明日は私の誕生日🍰 50代最後の日です。
50代は自分としてはとても充実した良い10年間だったと思います。
細かな不調はありましたが、大きな病気や怪我もなく過ごせました。
でも、家族の状況などまわりのことを考えると、精神的なしんどさは大きかったです。それはほとんどの人にとって同様でしょうし、年齢的なことやキャリアを思えば仕方ないのでしょう。
深く思い詰めず、うまく気分をコントロールすることをこれからは心掛けたいです。
急に蒸し暑くなり、季節的にもしんどくなってきました。💦
熱中症にも注意して夏に立ち向かおう💪 (大げさ( ´∀` )
「野兎を悼む春」(アン・クリーヴス 著/玉木亨 訳)を読みました。
イギリス シェトランド諸島を舞台にしたペレス警部シリーズの第3弾。
(以下は第1弾、第2弾の記事 ↓)
冬から始まり、次は夏。今回は春の物語。
今作はシェトランド本島を離れ、ウォルセイ島が物語の舞台になった。
ペレス警部の部下 サンディ刑事はウォルセイ島に里帰りするが、祖母の家を訪ね、祖母ミマの死体を発見してしまう。サンディのいとこであるロナルドが、ウサギ狩りをしていて誤ってミマを撃ってしまった、というのが当初の見立てだった。それならば不運な事故だ。
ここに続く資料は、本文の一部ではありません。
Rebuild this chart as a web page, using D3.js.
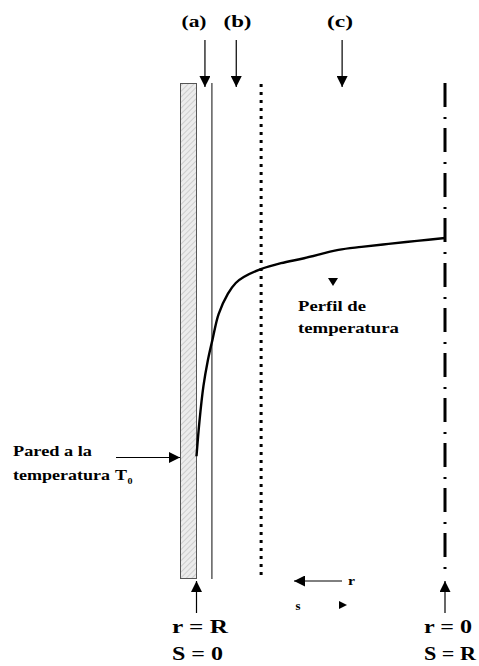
<!DOCTYPE html>
<html><head><meta charset="utf-8">
<script src="https://cdn.jsdelivr.net/npm/d3@7"></script>
<style>body{margin:0;background:#fff}svg{display:block}</style>
</head><body>
<script>
// s: normalized distance from wall (0) to centre (1); t: normalized temperature
const profileS = [0, 0.012, 0.028, 0.045, 0.065, 0.089, 0.126, 0.158, 0.19, 0.259, 0.34, 0.433, 0.571, 0.664, 0.773, 0.887, 1.0];
const profileT = [0.248, 0.319, 0.39, 0.44, 0.485, 0.535, 0.576, 0.598, 0.61, 0.626, 0.638, 0.648, 0.665, 0.671, 0.677, 0.683, 0.689];
const regionLabels = ["(a)", "(b)", "(c)"];
const regionS = [0.034, 0.16, 0.586];
const boundaryS = [0.062, 0.26]; // thin film edge, dotted boundary
const wallLabel = ["Pared a la", "temperatura", "T", "0"];
const profileLabel = ["Perfil de", "temperatura"];
const leftEnd = ["r = R", "S = 0"];
const rightEnd = ["r = 0", "S = R"];

const W = 479, H = 666;
const svg = d3.select("body").append("svg").attr("width", W).attr("height", H);
const x = d3.scaleLinear().domain([0, 1]).range([196.5, 445]);
const y = d3.scaleLinear().domain([0, 1]).range([579, 84]);
function txt(px, py, size, s, len) {
  const t = svg.append("text").attr("x", px).attr("y", py)
    .style("font-family", '"Liberation Serif"').style("font-weight", "bold").style("font-size", size + "px").text(s);
  if (len) t.attr("textLength", len).attr("lengthAdjust", "spacingAndGlyphs");
  return t;
}

const defs = svg.append("defs");
const pat = defs.append("pattern").attr("id", "hatch").attr("patternUnits", "userSpaceOnUse")
  .attr("width", 4).attr("height", 4).attr("patternTransform", "rotate(45)");
pat.append("rect").attr("width", 4).attr("height", 4).attr("fill", "#ececec");
pat.append("line").attr("x1", 0).attr("y1", 0).attr("x2", 0).attr("y2", 4).attr("stroke", "#c4c4c4").attr("stroke-width", 1.5);
defs.append("marker").attr("id", "ah").attr("viewBox", "0 0 10 10").attr("refX", 10).attr("refY", 5)
  .attr("markerWidth", 11).attr("markerHeight", 11).attr("markerUnits", "userSpaceOnUse").attr("orient", "auto")
  .append("path").attr("d", "M0,0L10,5L0,10Z").attr("fill", "#000");

// wall
svg.append("rect").attr("x", 180.5).attr("y", 83.5).attr("width", x(0) - 180.5).attr("height", 495)
  .attr("fill", "url(#hatch)").attr("stroke", "#555").attr("stroke-width", 1);

// thin film line
svg.append("line").attr("x1", x(boundaryS[0])).attr("x2", x(boundaryS[0])).attr("y1", 83).attr("y2", 579)
  .attr("stroke", "#333").attr("stroke-width", 1.2);
// dotted boundary
svg.append("line").attr("x1", x(boundaryS[1])).attr("x2", x(boundaryS[1])).attr("y1", 84).attr("y2", 576)
  .attr("stroke", "#000").attr("stroke-width", 3).attr("stroke-dasharray", "3,5");
// centreline dash-dot
svg.append("line").attr("x1", x(1)).attr("x2", x(1)).attr("y1", 83).attr("y2", 576)
  .attr("stroke", "#000").attr("stroke-width", 3).attr("stroke-dasharray", "24,10,2,9");

// profile curve
const pts = profileS.map((s, i) => [x(s), y(profileT[i])]);
svg.append("path").attr("d", d3.line().curve(d3.curveCatmullRom)(pts))
  .attr("fill", "none").attr("stroke", "#000").attr("stroke-width", 2.4);

// top labels & arrows
const labelX = [181.5, 223.5, 327];
const labelW = [25, 28, 26];
regionLabels.forEach((l, i) => txt(labelX[i], 27, 16, l, labelW[i]));
regionS.forEach(s => {
  svg.append("line").attr("x1", x(s)).attr("x2", x(s)).attr("y1", 40).attr("y2", 87)
    .attr("stroke", "#000").attr("stroke-width", 1.2).attr("marker-end", "url(#ah)");
});

// wall label
txt(13, 456, 15, wallLabel[0], 79);
txt(13, 480, 15, wallLabel[1], 97);
txt(115, 480, 15, wallLabel[2], 12);
txt(127.5, 484, 9, wallLabel[3], 5);
svg.append("line").attr("x1", 116).attr("x2", 180).attr("y1", 457.5).attr("y2", 457.5)
  .attr("stroke", "#000").attr("stroke-width", 1.2).attr("marker-end", "url(#ah)");

// profile label
txt(298, 310.5, 15, profileLabel[0], 68);
txt(298, 332.5, 15, profileLabel[1], 101);
svg.append("path").attr("d", "M328,278L338,278L333,286Z").attr("fill", "#000");

// bottom arrows
[0, 1].forEach(s => {
  svg.append("line").attr("x1", x(s)).attr("x2", x(s)).attr("y1", 613).attr("y2", 581)
    .attr("stroke", "#000").attr("stroke-width", 1.2).attr("marker-end", "url(#ah)");
});
txt(172, 633, 19, leftEnd[0], 56);
txt(172, 660, 19, leftEnd[1], 51);
txt(424, 633, 19, rightEnd[0], 48);
txt(424, 660, 19, rightEnd[1], 52);

// r / s direction indicator
svg.append("line").attr("x1", 342).attr("x2", 294).attr("y1", 581).attr("y2", 581)
  .attr("stroke", "#000").attr("stroke-width", 1).attr("marker-end", "url(#ah)");
txt(348, 585, 13, "r", 7);
txt(295.5, 610, 13, "s", 5);
svg.append("path").attr("d", "M339,601L347,605L339,609Z").attr("fill", "#000");
</script>
</body></html>
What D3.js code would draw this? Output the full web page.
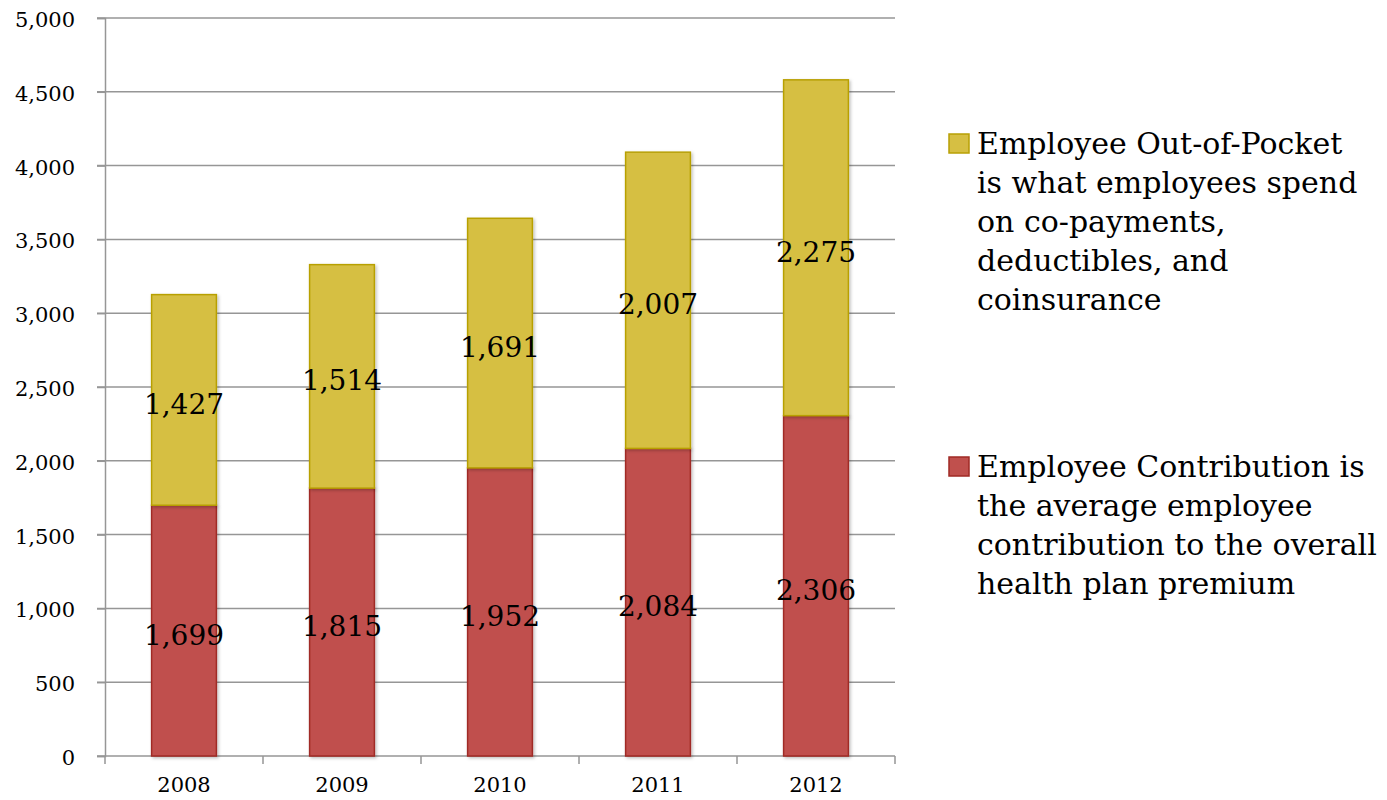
<!DOCTYPE html>
<html>
<head>
<meta charset="utf-8">
<script src="https://cdn.jsdelivr.net/npm/d3@7"></script>
<style>
  html, body { margin: 0; padding: 0; background: #fff; }
  svg { display: block; font-family: Georgia, "DejaVu Serif", serif; }
</style>
</head>
<body>
<svg id="chart" width="1387" height="800"></svg>
<script>
// Average employee health-care cost, stacked by component
const years = ["2008", "2009", "2010", "2011", "2012"];
const contribution = [1699, 1815, 1952, 2084, 2306];
const outOfPocket = [1427, 1514, 1691, 2007, 2275];
const yTicks = [0, 500, 1000, 1500, 2000, 2500, 3000, 3500, 4000, 4500, 5000];
const seriesNames = ["Employee Contribution", "Employee Out-of-Pocket"];
const legendLines = {
  "Employee Out-of-Pocket": ["Employee Out-of-Pocket", "is what employees spend", "on co-payments,", "deductibles, and", "coinsurance"],
  "Employee Contribution": ["Employee Contribution is", "the average employee", "contribution to the overall", "health plan premium"]
};

const colors = {
  "Employee Contribution": { fill: "#c0504d", stroke: "#a02a25" },
  "Employee Out-of-Pocket": { fill: "#d6bf43", stroke: "#b8a005" }
};

const svg = d3.select("#chart");
const plot = { left: 105, right: 895, top: 18, bottom: 756 };

const x = d3.scaleBand().domain(years).range([plot.left, plot.right]).paddingInner(0.59).paddingOuter(0.295);
const y = d3.scaleLinear().domain([0, 5000]).range([plot.bottom, plot.top]);

const rows = years.map((yr, i) => ({ year: yr, "Employee Contribution": contribution[i], "Employee Out-of-Pocket": outOfPocket[i] }));
const stacked = d3.stack().keys(seriesNames)(rows);

// gridlines
svg.append("g").selectAll("line").data(yTicks.filter(d => d > 0)).join("line")
  .attr("x1", plot.left - 8).attr("x2", plot.right)
  .attr("y1", d => y(d)).attr("y2", d => y(d))
  .attr("stroke", "#969696").attr("stroke-width", 1.5);

// y axis
const yAxis = svg.append("g").attr("transform", `translate(${plot.left},0)`)
  .call(d3.axisLeft(y).tickValues(yTicks).tickSize(8).tickPadding(22).tickFormat(d3.format(",")));
yAxis.attr("font-size", 21).attr("font-family", "Georgia, 'DejaVu Serif', serif");
yAxis.select(".domain").attr("stroke", "#969696").attr("stroke-width", 1.5);
yAxis.selectAll(".tick line").attr("stroke", "#969696").attr("stroke-width", 1.5);
yAxis.selectAll("text").attr("fill", "#000").attr("dy", "0.4em");

// x axis with ticks at category boundaries
const bounds = years.map(yr => x(yr) - x.step() * x.paddingInner() / 2).concat([plot.right]);
const xg = svg.append("g");
xg.append("line").attr("x1", plot.left - 8).attr("x2", plot.right).attr("y1", plot.bottom).attr("y2", plot.bottom)
  .attr("stroke", "#969696").attr("stroke-width", 1.5);
xg.selectAll("line.tk").data(bounds).join("line").attr("class", "tk")
  .attr("x1", d => d).attr("x2", d => d).attr("y1", plot.bottom).attr("y2", plot.bottom + 8)
  .attr("stroke", "#969696").attr("stroke-width", 1.5);
xg.selectAll("text").data(years).join("text")
  .attr("x", d => x(d) + x.bandwidth() / 2).attr("y", 792)
  .attr("text-anchor", "middle").attr("font-size", 21).attr("fill", "#000").text(d => d);

// soft shadow under bars
const defs = svg.append("defs");
const f = defs.append("filter").attr("id", "shadow").attr("x", "-20%").attr("y", "-5%").attr("width", "140%").attr("height", "110%");
f.append("feDropShadow").attr("dx", 1.5).attr("dy", 1.5).attr("stdDeviation", 1.5).attr("flood-color", "#000").attr("flood-opacity", 0.25);

// bars
const layers = svg.append("g").selectAll("g").data(stacked).join("g");
layers.selectAll("rect").data(s => s.map(d => ({ d, key: s.key }))).join("rect")
  .attr("x", o => x(o.d.data.year)).attr("width", x.bandwidth())
  .attr("y", o => y(o.d[1])).attr("height", o => y(o.d[0]) - y(o.d[1]))
  .attr("fill", o => colors[o.key].fill).attr("stroke", o => colors[o.key].stroke).attr("stroke-width", 1.5)
  .attr("filter", "url(#shadow)");

// value labels
const labels = svg.append("g");
stacked.forEach(s => {
  labels.selectAll(null).data(s).join("text")
    .attr("x", d => x(d.data.year) + x.bandwidth() / 2)
    .attr("y", d => y((d[0] + d[1]) / 2))
    .attr("dy", "0.5em")
    .attr("text-anchor", "middle").attr("font-size", 28).attr("fill", "#000")
    .text(d => d3.format(",")(d[1] - d[0]));
});

// legend
const legendItems = [
  { key: "Employee Out-of-Pocket", top: 143 },
  { key: "Employee Contribution", top: 466 }
];
const lg = svg.append("g");
legendItems.forEach(item => {
  lg.append("rect").attr("x", 949).attr("y", item.top - 9).attr("width", 20).attr("height", 19)
    .attr("fill", colors[item.key].fill).attr("stroke", colors[item.key].stroke).attr("stroke-width", 1.5);
  const t = lg.append("text").attr("x", 977).attr("y", item.top).attr("font-size", 30).attr("fill", "#000");
  legendLines[item.key].forEach((ln, i) => {
    t.append("tspan").attr("x", 977).attr("y", item.top + i * 39).attr("dy", "0.35em").text(ln);
  });
});
</script>
</body>
</html>
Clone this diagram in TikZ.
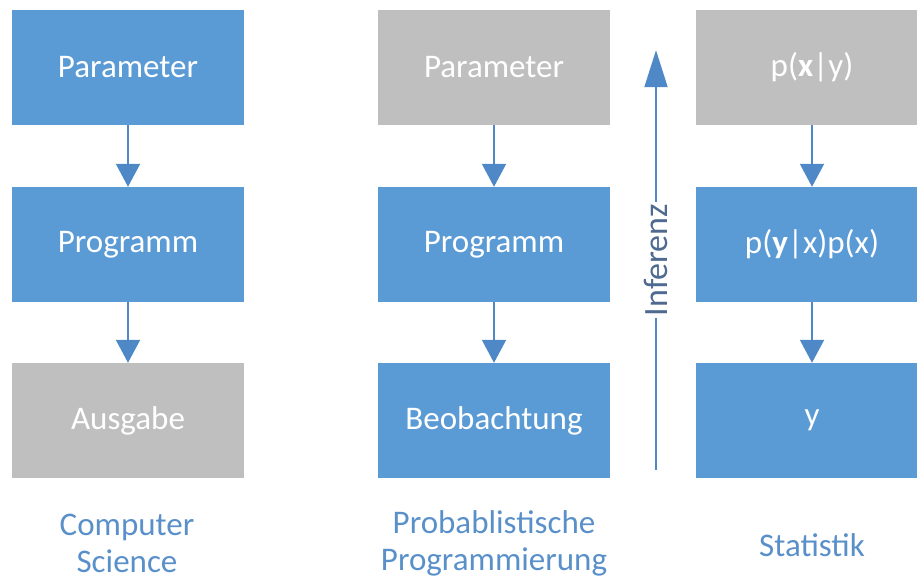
\documentclass[tikz,border=0pt]{standalone}
\usepackage{fontspec}
\setmainfont{Carlito}
\usepackage{tikz}
\usetikzlibrary{arrows.meta}
\definecolor{boxblue}{HTML}{5B9BD5}
\definecolor{boxgray}{HTML}{BFBFBF}
\definecolor{arrowblue}{HTML}{4F88C6}
\definecolor{labelblue}{HTML}{5A90CA}
\definecolor{infgray}{HTML}{4E6A8E}
\tikzset{stage/.style={rectangle, draw=none, fill=boxblue, text=white,
        minimum width=232pt, minimum height=115pt, inner sep=0pt,
        font=\fontsize{33}{39}\selectfont},
    given/.style={stage, fill=boxgray},
    flow/.style={draw=arrowblue, line width=2pt,
        -{Triangle[width=24pt, length=23pt]}},
    caption/.style={draw=none, fill=none, align=center, text=labelblue,
        font=\fontsize{33}{37}\selectfont},
    empty/.style={draw=none, fill=none, minimum size=0mm, inner sep=0mm}}

\begin{document}
\begin{tikzpicture}[x=1pt, y=-1pt]
    \useasboundingbox (0, 0) rectangle (917, 581);
    \clip (0, 0) rectangle (917, 581);

    \node (csp) at (128, 67.5) [stage] {Parameter};
    \node (csg) at (128, 244.5) [stage] {Programm};
    \node (csa) at (128, 420.5) [given] {Ausgabe};

    \draw (csp) edge [flow] (csg);
    \draw (csg) edge [flow] (csa);

    \node (ppp) at (494, 67.5) [given] {Parameter};
    \node (ppg) at (494, 244.5) [stage] {Programm};
    \node (ppb) at (494, 420.5) [stage] {Beobachtung};

    \draw (ppp) edge [flow] (ppg);
    \draw (ppg) edge [flow] (ppb);

    \node (ib) [empty] at (656, 470) {};
    \node (it) [empty] at (656, 50) {};

    \draw (ib) edge [draw=arrowblue, line width=2pt,
            -{Triangle[width=23pt, length=37pt]}]
        node[rotate=90, fill=white, inner sep=2pt, text=infgray,
                font=\fontsize{34}{40}\selectfont]
            {Inferenz}
        (it);

    \node (stp) at (812, 67.5) [given] {p(\textbf{x}|y)};
    \node (stl) at (812, 244.5) [stage] {p(\textbf{y}|x)p(x)};
    \node (sty) at (812, 420.5) [stage] {y};

    \draw (stp) edge [flow] (stl);
    \draw (stl) edge [flow] (sty);

    \node (cscap) at (127, 543) [caption] {Computer\\Science};
    \node (ppcap) at (494, 543) [caption] {Probablistische\\Programmierung};
    \node (stcap) at (812, 545) [caption] {Statistik};
\end{tikzpicture}
\end{document}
ミマの家の小農場では遺跡の発掘調査が行われていて、サンディやロナルドの家族も関わっていた。ミマの死で調査は続行できるのか・・・
サンディがペレス警部に助言を仰ぎながら捜査を始めるが、新たな犠牲者が出る・・・
頼りなかった部下のサンディが、徐々に頼もしくなっていくさまがおもしろい。
それは決して楽しい経験ではなかったが、苦い経験が人を成長させるということなんだろう。
シェトランドの春の特徴は、霧 のようだ。
ペレス警部が船でウォルセイ島に向かうシーン。
自動販売機でコーヒーを買って腰をおろし、汚れたガラス越しに、ウォルセイ島が夜明けと霧雨のなかからあらわれてくるのをながめる。なにもかもが、くすんだ緑と灰色だった。彩りに欠け、輪郭がぼやけている。シェトランドらしい天気だ、とペレスは思った。
(「野兎を悼む春」より)
“シェトランド四重奏”と呼ばれる4部作の邦題は、それぞれの季節を表しているが、原題はそれぞれ色の名が付いている。
「大鴉の啼く冬」は“RAVEN BLACK”。
「白夜に惑う夏」は“WHITE NIGHTS”。
今作「野兎を悼む春」は“RED BONES”、“赤”だった。
これは、発掘現場で出た人間の骨からきている。
物語の終盤、サンディがペレスに話すシーン。
「なんだかもう、わけがわからなくて」サンデイがいった。「ほら、“戸棚のなかの骸骨”って言い回しがあるじゃないですか。家族のいかがわしい過去は、いつまでもつきまとう。あれって、そういう意味ですよね?」
ペレスはうなずいた。
「今回のは、“土のなかの骨”って感じです。古くて、赤い骨。でも、どうしてそれがこんなに月日がたってから問題になるのかが、わからない」
「赤い骨?」ペレスは血に染まった骨を想像した。
「お袋がいうには、長いこと土に埋まっていた骨は、そういう色になるんだとか」
(「野兎を悼む春」より)
サンディが言っている“戸棚のなかの骸骨”は、英語の成句。
“Every family has its skeleton in the cupboard”
どの家庭にも戸棚のなかに骸骨があるーどの家庭にも人には知られたくない秘密があるという意味。cupboard が closetのこともあり。
世の東西を問わず、人には知られたくない秘密を隠すため、もしくは暴露されたために起こる事件を描いたミステリーは多い。
ミステリーあるあるだ。
今回、ペレス警部の恋人 フランは娘を連れて本土に帰っており、登場は少ない。
フランはとても魅力的な女性なので、残念だった。次作は4部作の最後でもあるので、ペレスとの恋の行方も含めて、フランの出番を待ちたいと思う。
次作は「青雷の光る秋」。原題の色は? それはお楽しみということで。